Clinical Research With Large Language Models Generated Writing-Clinical Research with AI-assisted Writing (CRAW) Study

Ivan A Huespe; Jorge Echeverri; Aisha Khalid; Indalecio Carboni Bisso; Carlos G Musso; Salim Surani; Vikas Bansal; Rahul Kashyap

doi:10.1097/CCE.0000000000000975

Clinical Research With Large Language Models Generated Writing-Clinical Research with AI-assisted Writing (CRAW) Study

Crit Care Explor. 2023 Oct 2;5(10):e0975. doi: 10.1097/CCE.0000000000000975. eCollection 2023 Oct.

Authors

Ivan A Huespe^{1

2}, Jorge Echeverri³, Aisha Khalid⁴, Indalecio Carboni Bisso¹, Carlos G Musso^{1

5}, Salim Surani^{6

7}, Vikas Bansal⁶, Rahul Kashyap^{6

8}

Affiliations

¹ Hospital Italiano de Buenos Aires, Buenos Aires, Argentina.
² Universidad de Buenos Aires, Buenos Aires, Argentina.
³ Universidad Javeriana, Bogotá, Colombia.
⁴ Harvard Medical School, Boston, MA.
⁵ Facultad de Ciencias de la Salud, Universidad Simon Bolivar, Barranquilla, Colombia.
⁶ Mayo Clinic, Rochester, MN.
⁷ Texas A&M University, College Station, TX.
⁸ WellSpan Health, York, PA.

Abstract

Importance: The scientific community debates Generative Pre-trained Transformer (GPT)-3.5's article quality, authorship merit, originality, and ethical use in scientific writing.

Objectives: Assess GPT-3.5's ability to craft the background section of critical care clinical research questions compared to medical researchers with H-indices of 22 and 13.

Design: Observational cross-sectional study.

Setting: Researchers from 20 countries from six continents evaluated the backgrounds.

Participants: Researchers with a Scopus index greater than 1 were included.

Main outcomes and measures: In this study, we generated a background section of a critical care clinical research question on "acute kidney injury in sepsis" using three different methods: researcher with H-index greater than 20, researcher with H-index greater than 10, and GPT-3.5. The three background sections were presented in a blinded survey to researchers with an H-index range between 1 and 96. First, the researchers evaluated the main components of the background using a 5-point Likert scale. Second, they were asked to identify which background was written by humans only or with large language model-generated tools.
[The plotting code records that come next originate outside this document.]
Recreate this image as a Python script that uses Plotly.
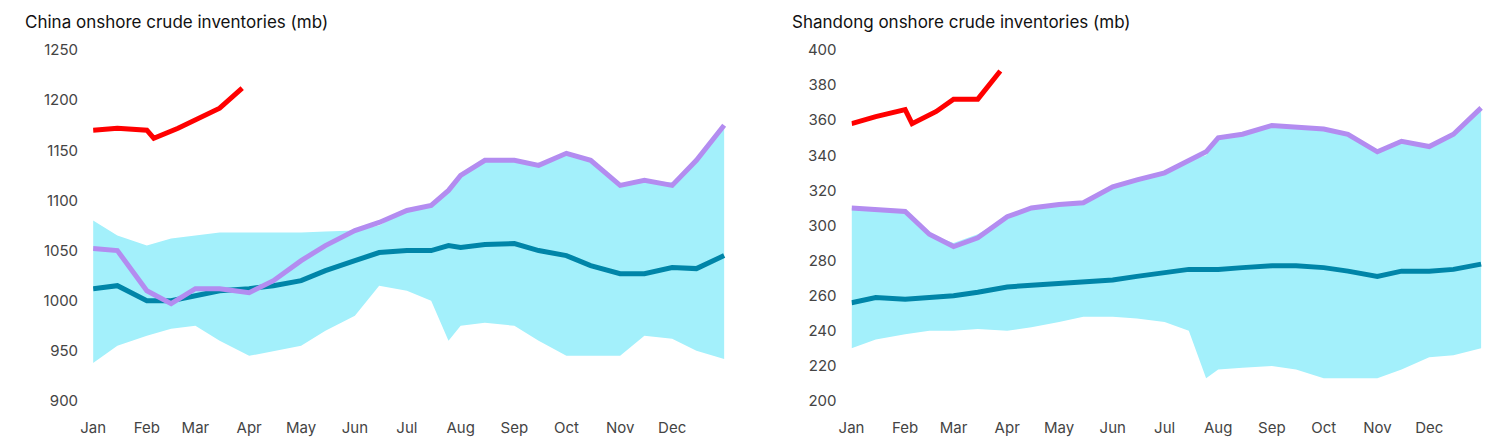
import plotly.graph_objects as go

# day-of-year positions (roughly semi-monthly)
days = [1, 15, 32, 46, 60, 74, 91, 105, 121, 135, 152, 166, 182, 196, 206, 213, 227, 244, 258, 274, 288, 305, 319, 335, 349, 365]
red_days = [1, 15, 32, 36, 50, 60, 74, 87]

month_ticks = [1, 32, 60, 91, 121, 152, 182, 213, 244, 274, 305, 335]
month_labels = ["Jan", "Feb", "Mar", "Apr", "May", "Jun", "Jul", "Aug", "Sep", "Oct", "Nov", "Dec"]

# China (mb)
cn_hi = [1080, 1065, 1055, 1062, 1065, 1068, 1068, 1068, 1068, 1069, 1070, 1075, 1090, 1095, 1110, 1125, 1140, 1140, 1135, 1147, 1140, 1115, 1120, 1118, 1140, 1172]
cn_lo = [938, 955, 965, 972, 975, 960, 945, 950, 955, 970, 985, 1015, 1010, 1000, 960, 975, 978, 975, 960, 945, 945, 945, 965, 962, 950, 942]
cn_avg = [1012, 1015, 1000, 1000, 1005, 1010, 1012, 1015, 1020, 1030, 1040, 1048, 1050, 1050, 1055, 1053, 1056, 1057, 1050, 1045, 1035, 1027, 1027, 1033, 1032, 1045]
cn_prev = [1052, 1050, 1010, 997, 1012, 1012, 1008, 1020, 1040, 1055, 1070, 1078, 1090, 1095, 1110, 1125, 1140, 1140, 1135, 1147, 1140, 1115, 1120, 1115, 1140, 1175]
cn_cur = [1170, 1172, 1170, 1162, 1172, 1180, 1192, 1212]

# Shandong (mb)
sd_hi = [310, 309, 308, 295, 290, 295, 305, 310, 312, 312, 322, 325, 330, 337, 340, 350, 352, 357, 355, 355, 352, 342, 348, 345, 352, 367]
sd_lo = [230, 235, 238, 240, 240, 241, 240, 242, 245, 248, 248, 247, 245, 240, 213, 218, 219, 220, 218, 213, 213, 213, 218, 225, 226, 230]
sd_avg = [256, 259, 258, 259, 260, 262, 265, 266, 267, 268, 269, 271, 273, 275, 275, 275, 276, 277, 277, 276, 274, 271, 274, 274, 275, 278]
sd_prev = [310, 309, 308, 295, 288, 293, 305, 310, 312, 313, 322, 326, 330, 337, 342, 350, 352, 357, 356, 355, 352, 342, 348, 345, 352, 367]
sd_cur = [358, 362, 366, 358, 365, 372, 372, 388]

CYAN = "#a3f0fb"
TEAL = "#0085a8"
PURPLE = "#b38cf0"
RED = "#ff0000"

fig = go.Figure()


def add_panel(xa, ya, hi, lo, avg, prev, cur):
    fig.add_trace(go.Scatter(x=days, y=lo, mode="lines", line=dict(width=0, color=CYAN),
                             xaxis=xa, yaxis=ya, showlegend=False, hoverinfo="skip"))
    fig.add_trace(go.Scatter(x=days, y=hi, mode="lines", line=dict(width=0, color=CYAN),
                             fill="tonexty", fillcolor=CYAN, xaxis=xa, yaxis=ya, showlegend=False))
    fig.add_trace(go.Scatter(x=days, y=avg, mode="lines", line=dict(width=5, color=TEAL),
                             xaxis=xa, yaxis=ya, showlegend=False))
    fig.add_trace(go.Scatter(x=days, y=prev, mode="lines", line=dict(width=5, color=PURPLE),
                             xaxis=xa, yaxis=ya, showlegend=False))
    fig.add_trace(go.Scatter(x=red_days, y=cur, mode="lines", line=dict(width=5, color=RED),
                             xaxis=xa, yaxis=ya, showlegend=False))


add_panel("x", "y", cn_hi, cn_lo, cn_avg, cn_prev, cn_cur)
add_panel("x2", "y2", sd_hi, sd_lo, sd_avg, sd_prev, sd_cur)

xcommon = dict(range=[1, 367], tickvals=month_ticks, ticktext=month_labels, showgrid=False,
               zeroline=False, showline=False, ticks="", automargin=False, ticklabelstandoff=16,
               tickfont=dict(size=15, color="#444"))
ycommon = dict(showgrid=False, zeroline=False, showline=False, ticks="", automargin=False,
               ticklabelstandoff=14, tickfont=dict(size=15, color="#444"))

fig.update_layout(
    width=1493, height=439,
    margin=dict(l=0, r=0, t=42, b=46),
    paper_bgcolor="white", plot_bgcolor="white",
    font=dict(family="Inter, Roboto, sans-serif"),
    xaxis=dict(domain=[0.057, 0.482], anchor="y", **xcommon),
    yaxis=dict(domain=[0, 1], anchor="x", range=[900, 1250], dtick=50, **ycommon),
    xaxis2=dict(domain=[0.565, 0.989], anchor="y2", **xcommon),
    yaxis2=dict(domain=[0, 1], anchor="x2", range=[200, 400], dtick=20, **ycommon),
    annotations=[
        dict(text="China onshore crude inventories (mb)", x=0.01, y=1.045, xref="paper", yref="paper",
             xanchor="left", yanchor="bottom", showarrow=False, font=dict(size=17, color="#111")),
        dict(text="Shandong onshore crude inventories (mb)", x=0.524, y=1.045, xref="paper", yref="paper",
             xanchor="left", yanchor="bottom", showarrow=False, font=dict(size=17, color="#111")),
    ],
)

fig.write_html("out.html")
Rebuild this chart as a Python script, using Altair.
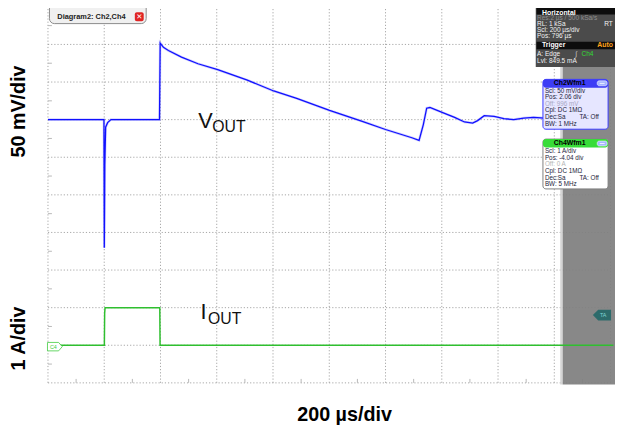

Results: A total of 80 researchers completed the survey. The median H-index was 3 (interquartile range, 1-7.25) and most (36%) researchers were from the Critical Care specialty. When compared with researchers with an H-index of 22 and 13, GPT-3.5 was marked high on the Likert scale ranking on main background components (median 4.5 vs. 3.82 vs. 3.6 vs. 4.5, respectively; p < 0.001). The sensitivity and specificity to detect researchers writing versus GPT-3.5 writing were poor, 22.4% and 57.6%, respectively.

Conclusions and relevance: GPT-3.5 could create background research content indistinguishable from the writing of a medical researcher. It was marked higher compared with medical researchers with an H-index of 22 and 13 in writing the background section of a critical care clinical research question.

Keywords: Generative Pre-trained Transformer-3.5; article writing; artificial intelligence; clinical research; medical research.